■ RECORDS SUPPLIED ■
◆ ◆ ◆ ◆ ◆ ◆ ◆

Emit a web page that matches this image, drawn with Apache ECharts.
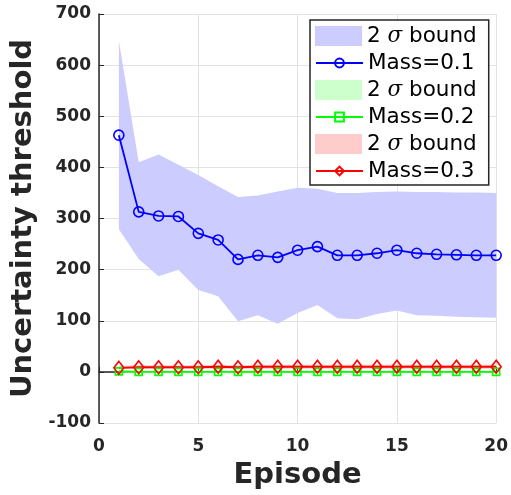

◆ ◆ ◆ ◆ ◆ ◆ ◆

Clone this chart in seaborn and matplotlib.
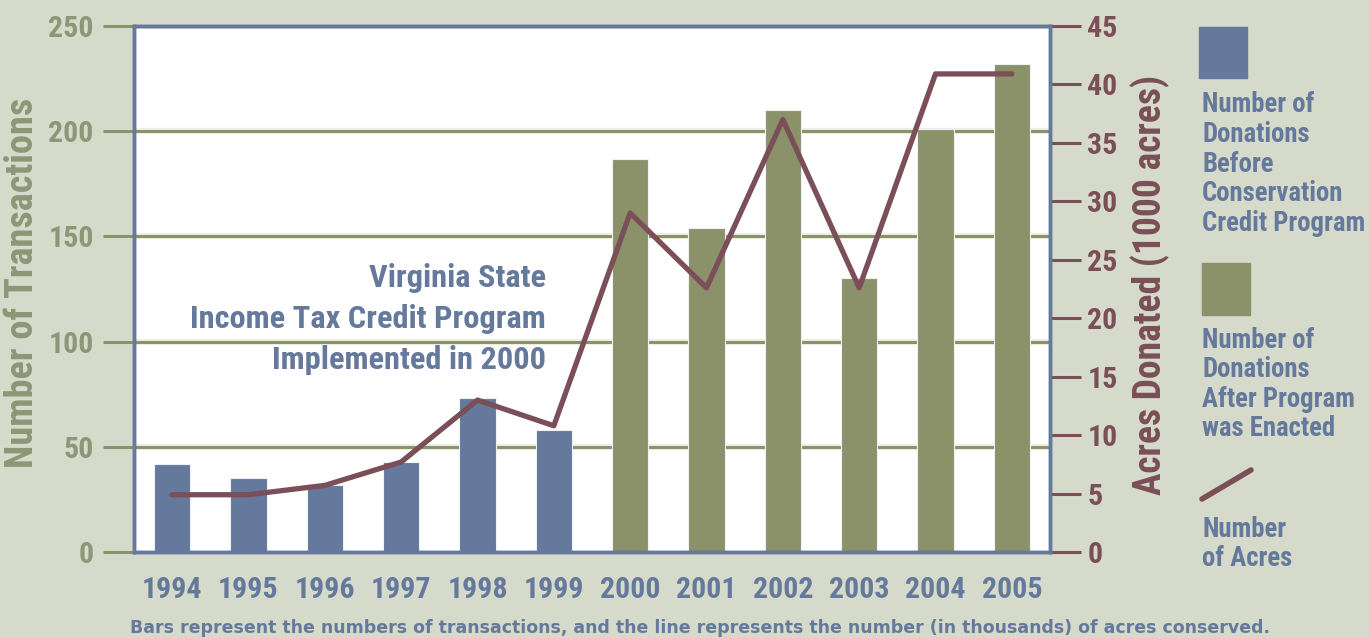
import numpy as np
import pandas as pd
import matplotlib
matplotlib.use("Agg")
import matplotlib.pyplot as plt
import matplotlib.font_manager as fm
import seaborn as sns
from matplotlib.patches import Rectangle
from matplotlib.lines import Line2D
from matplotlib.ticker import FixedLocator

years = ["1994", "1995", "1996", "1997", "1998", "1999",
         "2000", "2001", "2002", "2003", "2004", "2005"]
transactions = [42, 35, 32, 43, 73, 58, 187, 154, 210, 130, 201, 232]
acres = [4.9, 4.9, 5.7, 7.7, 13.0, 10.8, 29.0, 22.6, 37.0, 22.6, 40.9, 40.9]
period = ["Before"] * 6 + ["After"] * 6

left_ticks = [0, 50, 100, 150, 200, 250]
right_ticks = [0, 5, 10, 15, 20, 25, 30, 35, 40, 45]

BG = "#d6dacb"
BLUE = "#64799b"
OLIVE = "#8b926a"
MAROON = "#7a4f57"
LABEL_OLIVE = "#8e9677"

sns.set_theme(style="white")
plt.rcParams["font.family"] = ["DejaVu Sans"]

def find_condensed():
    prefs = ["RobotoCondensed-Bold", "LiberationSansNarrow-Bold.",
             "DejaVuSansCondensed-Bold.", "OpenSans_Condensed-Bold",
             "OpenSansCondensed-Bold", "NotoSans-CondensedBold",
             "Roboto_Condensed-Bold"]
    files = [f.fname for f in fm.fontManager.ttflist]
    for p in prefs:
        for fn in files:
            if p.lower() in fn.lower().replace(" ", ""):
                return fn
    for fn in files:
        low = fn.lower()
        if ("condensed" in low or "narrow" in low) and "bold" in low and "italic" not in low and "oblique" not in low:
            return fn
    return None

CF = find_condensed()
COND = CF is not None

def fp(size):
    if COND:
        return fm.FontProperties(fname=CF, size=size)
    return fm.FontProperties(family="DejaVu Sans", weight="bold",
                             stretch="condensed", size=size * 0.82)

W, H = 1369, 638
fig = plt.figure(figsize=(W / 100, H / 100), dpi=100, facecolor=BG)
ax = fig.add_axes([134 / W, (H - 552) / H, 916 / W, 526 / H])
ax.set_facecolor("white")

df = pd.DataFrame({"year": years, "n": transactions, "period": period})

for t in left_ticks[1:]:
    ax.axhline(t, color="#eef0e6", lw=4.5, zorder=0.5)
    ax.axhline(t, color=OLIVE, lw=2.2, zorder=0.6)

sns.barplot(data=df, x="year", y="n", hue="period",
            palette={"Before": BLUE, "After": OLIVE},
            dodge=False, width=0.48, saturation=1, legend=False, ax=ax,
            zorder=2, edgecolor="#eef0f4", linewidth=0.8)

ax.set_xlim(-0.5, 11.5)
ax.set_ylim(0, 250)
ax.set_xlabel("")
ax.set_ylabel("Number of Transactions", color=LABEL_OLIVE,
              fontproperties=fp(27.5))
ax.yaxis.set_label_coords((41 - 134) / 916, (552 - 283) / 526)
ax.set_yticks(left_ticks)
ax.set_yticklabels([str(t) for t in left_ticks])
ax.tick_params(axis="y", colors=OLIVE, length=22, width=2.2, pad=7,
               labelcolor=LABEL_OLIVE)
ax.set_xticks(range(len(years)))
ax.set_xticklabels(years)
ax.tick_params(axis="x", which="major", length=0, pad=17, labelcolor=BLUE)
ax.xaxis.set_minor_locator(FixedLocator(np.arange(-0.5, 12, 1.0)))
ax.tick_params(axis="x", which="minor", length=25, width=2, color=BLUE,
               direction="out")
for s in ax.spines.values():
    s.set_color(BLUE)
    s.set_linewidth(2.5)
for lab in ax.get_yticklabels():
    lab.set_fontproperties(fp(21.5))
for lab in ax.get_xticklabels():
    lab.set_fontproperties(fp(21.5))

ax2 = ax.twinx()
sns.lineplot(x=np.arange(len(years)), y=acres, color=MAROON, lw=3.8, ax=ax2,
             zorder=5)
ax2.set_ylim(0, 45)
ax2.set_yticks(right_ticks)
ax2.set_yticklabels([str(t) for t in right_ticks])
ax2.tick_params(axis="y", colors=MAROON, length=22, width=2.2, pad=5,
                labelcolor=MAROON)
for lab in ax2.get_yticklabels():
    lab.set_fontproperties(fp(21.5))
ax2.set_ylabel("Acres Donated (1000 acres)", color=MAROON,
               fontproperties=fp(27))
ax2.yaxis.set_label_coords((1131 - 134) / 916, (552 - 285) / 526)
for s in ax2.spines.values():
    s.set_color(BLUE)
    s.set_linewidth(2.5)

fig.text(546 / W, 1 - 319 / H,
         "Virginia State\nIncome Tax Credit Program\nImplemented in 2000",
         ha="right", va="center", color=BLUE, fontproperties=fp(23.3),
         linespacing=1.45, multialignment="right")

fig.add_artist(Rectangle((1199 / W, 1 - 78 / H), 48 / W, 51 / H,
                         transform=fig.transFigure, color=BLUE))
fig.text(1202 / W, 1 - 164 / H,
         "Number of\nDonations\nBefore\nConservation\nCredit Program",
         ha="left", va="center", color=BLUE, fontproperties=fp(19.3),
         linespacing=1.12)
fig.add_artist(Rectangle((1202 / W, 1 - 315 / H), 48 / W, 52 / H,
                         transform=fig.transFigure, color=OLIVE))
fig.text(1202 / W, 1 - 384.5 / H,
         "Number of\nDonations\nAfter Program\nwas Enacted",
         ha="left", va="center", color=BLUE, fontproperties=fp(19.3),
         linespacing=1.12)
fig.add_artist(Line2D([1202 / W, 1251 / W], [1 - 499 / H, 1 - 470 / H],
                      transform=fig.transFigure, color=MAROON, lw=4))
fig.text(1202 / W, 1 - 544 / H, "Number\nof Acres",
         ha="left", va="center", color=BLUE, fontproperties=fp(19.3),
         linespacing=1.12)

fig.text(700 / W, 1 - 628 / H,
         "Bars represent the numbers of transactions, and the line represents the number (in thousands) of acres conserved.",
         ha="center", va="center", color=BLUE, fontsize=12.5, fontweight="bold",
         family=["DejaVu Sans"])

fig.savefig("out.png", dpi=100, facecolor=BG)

◆ ◆ ◆ ◆ ◆ ◆ ◆

Retype only the lines above from the one with "Clone this chart in seaborn and matplotlib." through the one with "from matplotlib.ticker import FixedLocator", exactly and with both ends. Images stay out.

■ EXPECTED OUTPUT ■
Clone this chart in seaborn and matplotlib.
import numpy as np
import pandas as pd
import matplotlib
matplotlib.use("Agg")
import matplotlib.pyplot as plt
import matplotlib.font_manager as fm
import seaborn as sns
from matplotlib.patches import Rectangle
from matplotlib.lines import Line2D
from matplotlib.ticker import FixedLocator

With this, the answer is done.